Wood comes from trees, of course. Trees and all plants are beneficial as living things -- acting as the earth’s “lungs”, they take carbon dioxide (a greenhouse gas) from the atmosphere, and give off oxygen. For as long as the wood exists, living or not, a quantity of carbon is contained and “lock in”. The carbon is eventually released back to the atmosphere, either through bio-degradation (rotting in a forest or a landfill) or burning. In the case of burning, the wood may be used as a renewable biomass energy source, fueling boilers that provide power.
It is important to consider that the carbon released to the atmosphere by wood is carbon that was taken from the atmosphere in the first place, so the net carbon “footprint” on the atmosphere is essentially zero, on life-cycle balance.

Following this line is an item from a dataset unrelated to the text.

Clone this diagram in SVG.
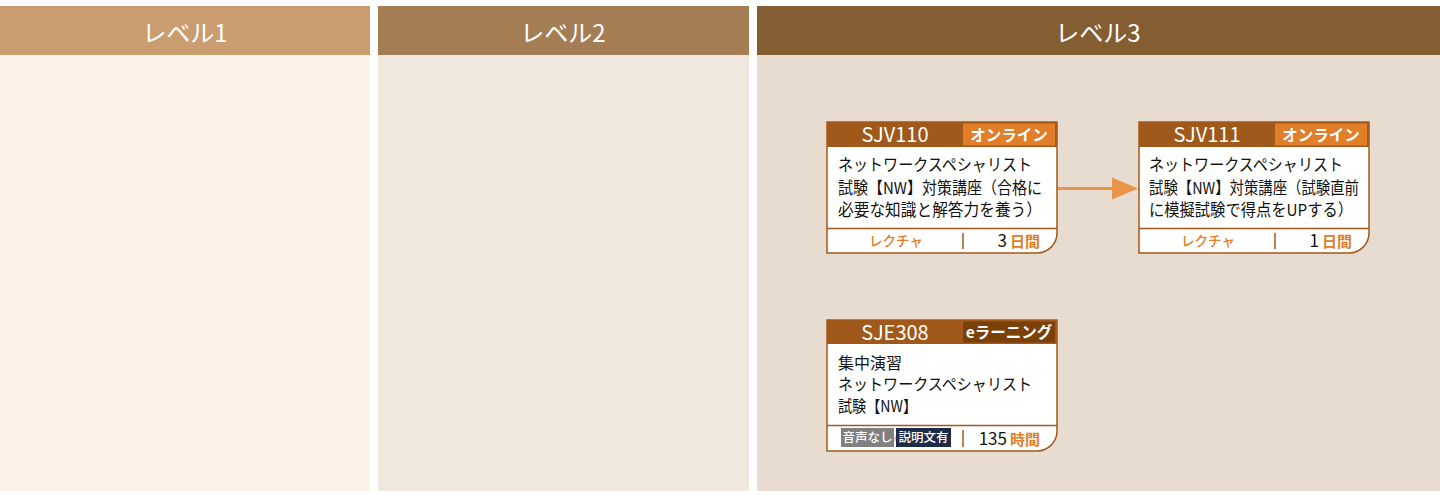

Compare to a fossil fuel resource, where carbon is unlocked from permanent storage deep in the earth, and inevitably ends up in our atmosphere.
Considering the carbon that is locked in to the wood used to construct an all-wood building can inform us that the building may be operated (heated, cooled and illuminated) for years before its net, life-cycle carbon footprint climbs above zero!
“Cradle-to-cradle” thinking emphasizes the planned re-use of a material at the end of its first useful life. Extremely green buildings can be planned to use reusable materials installed in ways that are easily disassembled for re-use in newer buildings or otherwise. The re-use of timbers from older building frames to make newer buildings is a standard and age-old practice based only on cost-savings, that illustrates “cradle-to-cradle” thinking by giving the material a new life.